Watch the tempo. 75 BPM is slower than most contemporary worship, and bands that haven't rehearsed it carefully will tend to rush. A dragging tempo creates a different problem than a rushing one: the congregation's energy drops and the song becomes a trudge rather than a procession. Find the pocket where the tempo is deliberate but not labored and then defend it.

Be prepared for some congregations to feel uncertain about a song they don't recognize. A single sentence of context, "This is an older hymn, and we're going to let the words do the work," removes most of that uncertainty and signals that unfamiliarity is not a problem.

A note for the team behind you (techs, vocalists, band)

For the band: this song calls for restraint. The instinct to fill every bar with rhythmic and harmonic activity will work against you. Let the harmonic movement breathe. Long chords, space between chord changes, and a bass line that is melodic rather than busy will give the congregation room to sing. If you use a string pad or organ under the harmony, keep it low in the mix so it supports rather than overwhelms.

For vocalists: your role here is to model the text, not to perform it. Vibrato, runs, and expressive vocal ornamentation are mostly wrong for this song. Sing it cleanly and let the words carry the weight. Harmonies should be simple and close, supporting the melody without drawing attention to themselves.

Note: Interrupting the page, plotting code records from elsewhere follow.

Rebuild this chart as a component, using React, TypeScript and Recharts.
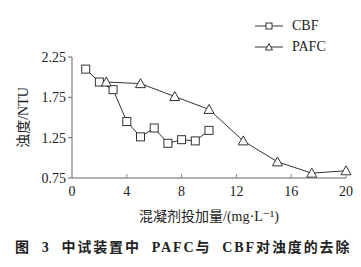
import React from "react";
import { LineChart, Line, XAxis, YAxis, Legend } from "recharts";

// 投加量 (mg/L) 与 浊度 (NTU)
const cbfDose = [1, 2, 3, 4, 5, 6, 7, 8, 9, 10];
const cbfTurbidity = [2.1, 1.94, 1.845, 1.45, 1.26, 1.37, 1.18, 1.225, 1.21, 1.34];
const pafcDose = [2.5, 5, 7.5, 10, 12.5, 15, 17.5, 20];
const pafcTurbidity = [1.94, 1.92, 1.76, 1.6, 1.21, 0.95, 0.81, 0.84];
const xTicks = [0, 4, 8, 12, 16, 20];
const yTicks = [0.75, 1.25, 1.75, 2.25];

const cbfData = cbfDose.map((x, i) => ({ x, cbf: cbfTurbidity[i] }));
const pafcData = pafcDose.map((x, i) => ({ x, pafc: pafcTurbidity[i] }));

const FONT = '"Liberation Serif", "DejaVu Serif", "Noto Sans CJK SC", serif';
const INK = "#333";

const SquareDot = (props: any) => {
  const { cx, cy, index } = props;
  if (cx == null || cy == null) return null;
  return (
    <rect key={index} x={cx - 4} y={cy - 4} width={8} height={8} fill="#fff" stroke={INK} strokeWidth={1} />
  );
};

const TriangleDot = (props: any) => {
  const { cx, cy, index } = props;
  if (cx == null || cy == null) return null;
  return (
    <polygon
      key={index}
      points={`${cx},${cy - 5} ${cx - 5},${cy + 4} ${cx + 5},${cy + 4}`}
      fill="#fff"
      stroke={INK}
      strokeWidth={1}
    />
  );
};

// x 轴刻度朝内
const XTick = (props: any) => {
  const { x, y, payload } = props;
  return (
    <g>
      {payload.value !== 0 && <line x1={x} x2={x} y1={y} y2={y - 4} stroke="#888" />}
      <text x={x} y={y + 18} textAnchor="middle" style={{ fontFamily: FONT, fontSize: 14 }} fill="#222">
        {payload.value}
      </text>
    </g>
  );
};

const LegendBox = () => {
  const rows = [
    { name: "CBF", shape: "square" },
    { name: "PAFC", shape: "triangle" },
  ];
  return (
    <div style={{ fontFamily: FONT, fontSize: 14, color: "#222" }}>
      {rows.map((r) => (
        <div key={r.name} style={{ display: "flex", alignItems: "center", height: 21 }}>
          <svg width={30} height={12} style={{ marginRight: 7 }}>
            <line x1={0} x2={28} y1={6} y2={6} stroke={INK} />
            {r.shape === "square" ? (
              <rect x={11} y={3} width={6} height={6} fill="#fff" stroke={INK} />
            ) : (
              <polygon points="14,2.5 10.5,9 17.5,9" fill="#fff" stroke={INK} />
            )}
          </svg>
          <span>{r.name}</span>
        </div>
      ))}
    </div>
  );
};

export default function App() {
  return (
    <div
      style={{
        position: "absolute",
        left: 0,
        top: 0,
        width: 361,
        height: 267,
        background: "#fff",
        fontFamily: FONT,
      }}
    >
      <LineChart
        width={361}
        height={267}
        margin={{ top: 15, right: 15, left: 0, bottom: 45 }}
        style={{ fontFamily: FONT }}
      >
        <XAxis
          type="number"
          dataKey="x"
          domain={[0, 20]}
          ticks={xTicks}
          allowDuplicatedCategory={false}
          height={44}
          tickSize={0}
          tickMargin={0}
          tick={<XTick />}
          axisLine={{ stroke: "#666" }}
          label={{
            value: "混凝剂投加量/(mg·L⁻¹)",
            position: "insideBottom",
            offset: 1,
            style: { fontFamily: FONT, fontSize: 14, fill: "#222" },
          }}
        />
        <YAxis
          type="number"
          domain={[0.75, 2.25]}
          ticks={yTicks}
          width={72}
          tickSize={4}
          tickMargin={2}
          tickFormatter={(v: number) => v.toFixed(2)}
          tick={{ style: { fontFamily: FONT, fontSize: 14 }, fill: "#222" }}
          tickLine={{ stroke: "#666" }}
          axisLine={{ stroke: "#666" }}
          label={{
            value: "浊度/NTU",
            angle: -90,
            position: "insideLeft",
            offset: 23,
            style: { fontFamily: FONT, fontSize: 14, fill: "#222", textAnchor: "middle" },
          }}
        />
        <Legend
          verticalAlign="top"
          align="right"
          content={<LegendBox />}
          wrapperStyle={{ position: "absolute", left: 255, top: 15, width: "auto" }}
        />
        <Line
          data={cbfData}
          dataKey="cbf"
          name="CBF"
          stroke={INK}
          strokeWidth={1}
          dot={<SquareDot />}
          isAnimationActive={false}
        />
        <Line
          data={pafcData}
          dataKey="pafc"
          name="PAFC"
          stroke={INK}
          strokeWidth={1}
          dot={<TriangleDot />}
          isAnimationActive={false}
        />
      </LineChart>
      <div
        style={{
          position: "absolute",
          left: 15,
          top: 239,
          fontFamily: FONT,
          fontSize: 14,
          fontWeight: "bold",
          whiteSpace: "pre",
          letterSpacing: 1.9,
          color: "#222",
          lineHeight: "18px",
        }}
      >
        {"图  3  中试装置中  PAFC与  CBF对浊度的去除"}
      </div>
    </div>
  );
}
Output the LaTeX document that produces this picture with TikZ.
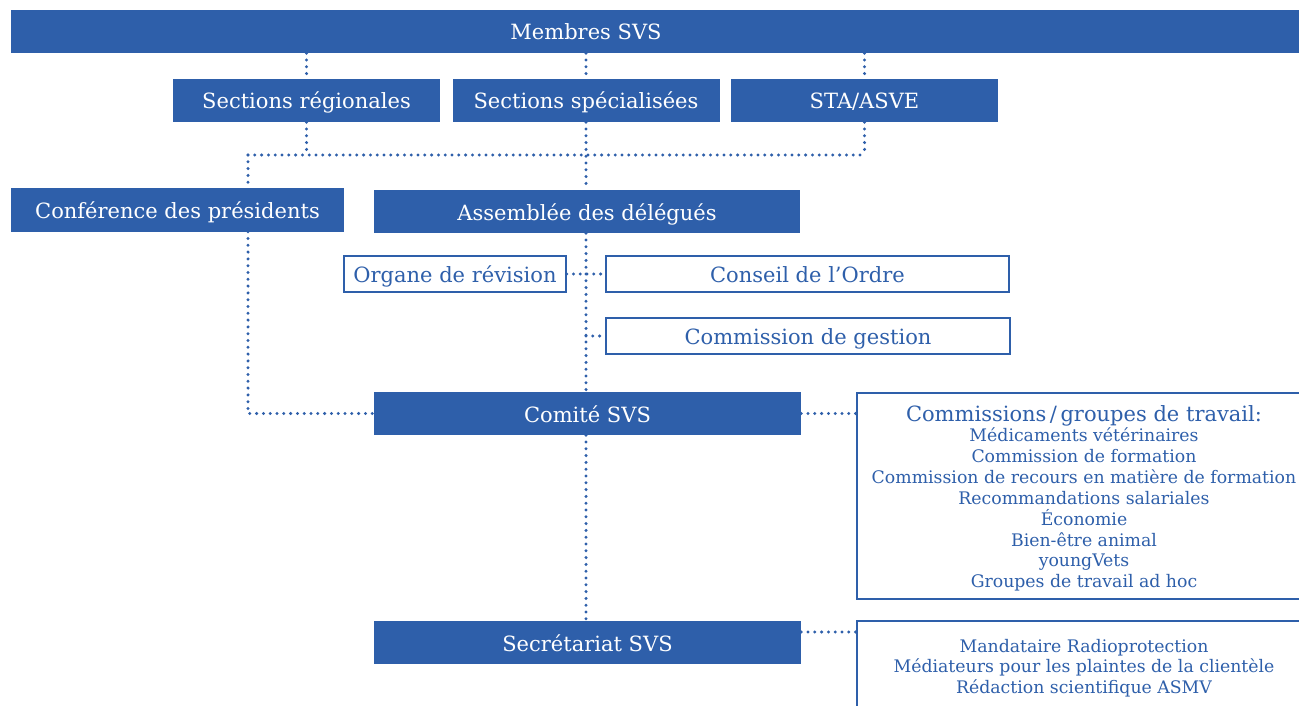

For tech: the mix should favor congregational voices over the stage. This is a song the congregation needs to hear themselves sing. Pull the lead vocal back slightly from where you would normally set it for a contemporary song. If you can hear the room singing over the PA, you have the balance right. For lighting, consider staying in a neutral warm wash without dramatic color changes. The song does not need theatrical support. It needs space.